🤖 AI Summary
This work addresses the inefficiency and poor transferability of existing large language model (LLM) text embedding methods, which require full retraining when changing backbone architectures. The authors propose PromptEmbedder, the first approach to decouple embedding knowledge from backbone weights by employing a dual-LLM architecture: task-specific knowledge is encoded into a dedicated Prompting LLM via differentiable soft prompt generation and continuous relaxation mechanisms. By freezing the embedding LLM and introducing only a lightweight linear alignment matrix, the method efficiently adapts to new backbones. Evaluated on the MTEB benchmark, PromptEmbedder matches the performance of LoRA fine-tuning while reducing GPU memory usage by 40% and accelerating training by 3.7×, substantially enhancing cross-architecture scalability and generalization.
📝 Abstract
Large Language Models (LLMs) have demonstrated remarkable efficacy in text embedding, yet current adaptation methods like LoRA face significant bottlenecks in computational efficiency and cross-architecture transferability. Whenever a new backbone emerges, existing approaches require costly retraining from scratch. To address this, we propose PromptEmbedder, a novel dual-LLM framework that decouples embedding knowledge from specific backbone weights. PromptEmbedder utilizes a Prompting LLM to generate instruction-aware soft prompts for a frozen Embedding LLM via a differentiable generation process with continuous relaxation, ensuring full gradient flow during contrastive training.
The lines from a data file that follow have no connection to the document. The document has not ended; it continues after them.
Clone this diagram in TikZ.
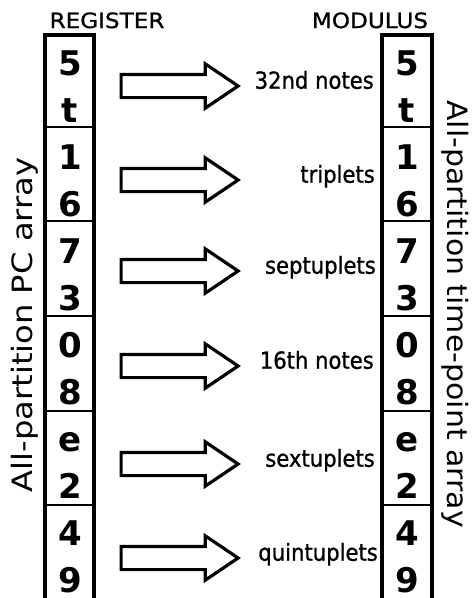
\documentclass[tikz,border=0pt]{standalone}
\usepackage{fontspec}
\usepackage{graphicx}
\setmainfont{DejaVu Sans}
\newfontfamily\durfamily{DejaVu Sans}[FakeStretch=0.9,FakeBold=1]
\newfontfamily\headfamily{DejaVu Sans}[FakeStretch=1.1,FakeBold=1]
\usetikzlibrary{matrix,shapes.arrows}
\newcommand{\cellfont}{\fontsize{34}{34}\selectfont\bfseries}
\newcommand{\durfont}{\durfamily\fontsize{23.5}{23.5}\selectfont}
\newcommand{\headfont}{\headfamily\fontsize{21}{21}\selectfont}
\newcommand{\sidefont}{\fontsize{28}{28}\selectfont}

\begin{document}
\begin{tikzpicture}[x=1pt,y=-1pt,
    digitcol/.style={matrix of nodes,anchor=north,inner sep=0pt,row sep=22pt,
      nodes={font=\cellfont,text height=25pt,text depth=0pt,inner sep=0pt}},
    colframe/.style={line width=4pt},
    cellsep/.style={line width=2.6pt},
    blockarrow/.style={single arrow,draw,line width=3.2pt,anchor=tail,
      inner xsep=0pt,inner ysep=10pt,minimum height=117pt,
      single arrow head extend=10.5pt,single arrow tip angle=68},
    durlabel/.style={font=\durfont,anchor=mid east,inner sep=0pt},
    headlabel/.style={font=\headfont,anchor=base,inner sep=0pt},
    sidelabel/.style={font=\sidefont,inner sep=0pt}]
  \useasboundingbox (0,0) rectangle (472,598);

  \matrix (reg) [digitcol] at (70,50)
  {
    5 \\ t \\ 1 \\ 6 \\ 7 \\ 3 \\ 0 \\ 8 \\ e \\ 2 \\ 4 \\ 9 \\
  };
  \matrix (mod) [digitcol] at (407,50)
  {
    5 \\ t \\ 1 \\ 6 \\ 7 \\ 3 \\ 0 \\ 8 \\ e \\ 2 \\ 4 \\ 9 \\
  };

  \draw[colframe] (45,598) |- (94,35) -- (94,598);
  \draw[colframe] (382,598) |- (432,35) -- (432,598);
  \draw[cellsep]
    (45,127) -- (94,127) (45,221) -- (94,221) (45,316) -- (94,316)
    (45,411) -- (94,411) (45,505) -- (94,505);
  \draw[cellsep]
    (382,127) -- (432,127) (382,221) -- (432,221) (382,316) -- (432,316)
    (382,411) -- (432,411) (382,505) -- (432,505);

  \node[headlabel] (reghead) at (107,28) {REGISTER};
  \node[headlabel] (modhead) at (370,28) {MODULUS};

  \node[sidelabel,rotate=90] (pclabel) at (25,325) {\scalebox{1.15}[1]{All-partition PC array}};
  \node[sidelabel,rotate=-90] (tplabel) at (455,314) {\scalebox{1.07}[1]{All-partition time-point array}};

  \node[blockarrow] (arr1) at (119.5,86) {};
  \node[blockarrow] (arr2) at (119.5,180) {};
  \node[blockarrow] (arr3) at (119.5,271) {};
  \node[blockarrow] (arr4) at (119.5,366) {};
  \node[blockarrow] (arr5) at (119.5,464) {};
  \node[blockarrow] (arr6) at (119.5,558) {};

  \node[durlabel] (dur1) at (374,86) {32nd notes};
  \node[durlabel] (dur2) at (375,180) {triplets};
  \node[durlabel] (dur3) at (376,271) {septuplets};
  \node[durlabel] (dur4) at (374,366) {16th notes};
  \node[durlabel] (dur5) at (375,464) {sextuplets};
  \node[durlabel] (dur6) at (378,558) {quintuplets};
\end{tikzpicture}
\end{document}
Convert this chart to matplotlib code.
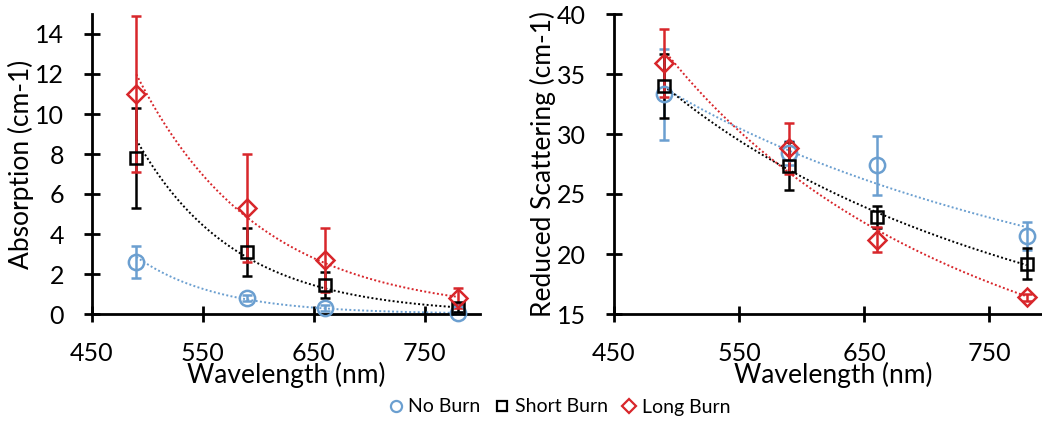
import matplotlib
matplotlib.use("Agg")
import matplotlib.pyplot as plt
from matplotlib.lines import Line2D
import numpy as np

plt.rcParams['font.family'] = ['Lato', 'DejaVu Sans']

# data
wavelength = [490, 590, 660, 780]
series = ["No Burn", "Short Burn", "Long Burn"]

abs_no = [2.6, 0.8, 0.3, 0.05]
abs_no_err = [0.8, 0.15, 0.15, 0.05]
abs_short = [7.8, 3.1, 1.45, 0.3]
abs_short_err = [2.5, 1.2, 0.65, 0.2]
abs_long = [11.0, 5.3, 2.7, 0.8]
abs_long_err = [3.9, 2.7, 1.6, 0.5]

sca_no = [33.3, 28.4, 27.4, 21.5]
sca_no_err = [3.8, 1.0, 2.45, 1.2]
sca_short = [34.0, 27.3, 23.1, 19.2]
sca_short_err = [2.65, 2.0, 0.9, 1.3]
sca_long = [35.9, 28.8, 21.2, 16.4]
sca_long_err = [2.85, 2.1, 1.05, 0.3]

colors = ["#6b9fd0", "#000000", "#d8262b"]
markers = ["o", "s", "D"]
msizes = [11, 9, 9.5]

W, H = 1042, 421
fig = plt.figure(figsize=(W / 100, H / 100), dpi=100)

ax1 = fig.add_axes([92 / W, (H - 314) / H, 388 / W, 300 / H])
ax2 = fig.add_axes([614 / W, (H - 314) / H, 437.5 / W, 300 / H])

x = np.array(wavelength, dtype=float)
xf = np.linspace(490, 780, 200)


def draw(ax, vals, errs, kind):
    for i, (v, e) in enumerate(zip(vals, errs)):
        v = np.array(v)
        # excel-style trendline
        if kind == "exp":
            b, a = np.polyfit(x, np.log(v), 1)
            yf = np.exp(a + b * xf)
        else:
            b, a = np.polyfit(np.log(x), np.log(v), 1)
            yf = np.exp(a) * xf ** b
        ax.plot(xf, yf, ls=(0, (1, 1.2)), lw=1.4, color=colors[i], zorder=2)
        ax.errorbar(x, v, yerr=e, fmt=markers[i], ms=msizes[i], mfc="none",
                    mec=colors[i], mew=1.8, ecolor=colors[i], elinewidth=1.8,
                    capsize=3.5, capthick=1.8, zorder=3, clip_on=False)


draw(ax1, [abs_no, abs_short, abs_long], [abs_no_err, abs_short_err, abs_long_err], "exp")
draw(ax2, [sca_no, sca_short, sca_long], [sca_no_err, sca_short_err, sca_long_err], "pow")

ax1.set_ylim(0, 15)
ax1.set_yticks([0, 2, 4, 6, 8, 10, 12, 14])
ax1.set_ylabel("Absorption (cm-1)", fontsize=19, labelpad=1)
ax2.set_ylim(15, 40)
ax2.set_yticks([15, 20, 25, 30, 35, 40])
ax2.set_ylabel("Reduced Scattering (cm-1)", fontsize=19, labelpad=1)

for ax in (ax1, ax2):
    ax.set_xlim(450, 800)
    ax.set_xticks([450, 550, 650, 750])
    ax.set_xlabel("Wavelength (nm)", fontsize=19, labelpad=-2)
    for s in ("top", "right"):
        ax.spines[s].set_visible(False)
    for s in ("left", "bottom"):
        ax.spines[s].set_linewidth(2)
    ax.tick_params(direction="inout", length=12, width=2, labelsize=18, pad=14)
    ax.patch.set_alpha(0)

handles = [Line2D([], [], ls="none", marker=markers[i], ms=[8, 6.5, 7][i],
                  mfc="none", mec=colors[i], mew=1.6) for i in range(3)]
fig.legend(handles, series, loc="center", bbox_to_anchor=(557 / W, (H - 407) / H),
           ncol=3, frameon=False, fontsize=14, handletextpad=0.05,
           columnspacing=0.5, handlelength=1.2)

fig.savefig("out.png", dpi=100)
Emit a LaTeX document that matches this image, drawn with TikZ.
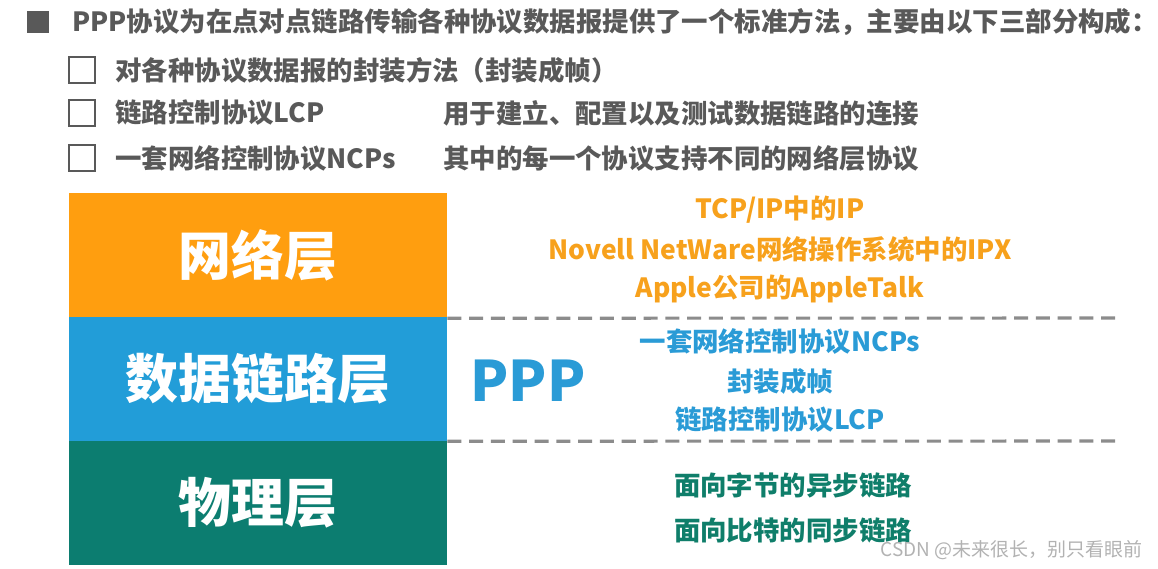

By localizing task-specific knowledge within the Prompting LLM, adapting to new architectures requires only retraining a lightweight linear alignment matrix. Evaluations on the MTEB benchmark show that PromptEmbedder achieves comparable performance with LoRA finetuning while reducing GPU memory by 40% and accelerating training by 3.7x. Our approach establishes a scalable, architecture-agnostic paradigm for efficient LLM-based representation learning.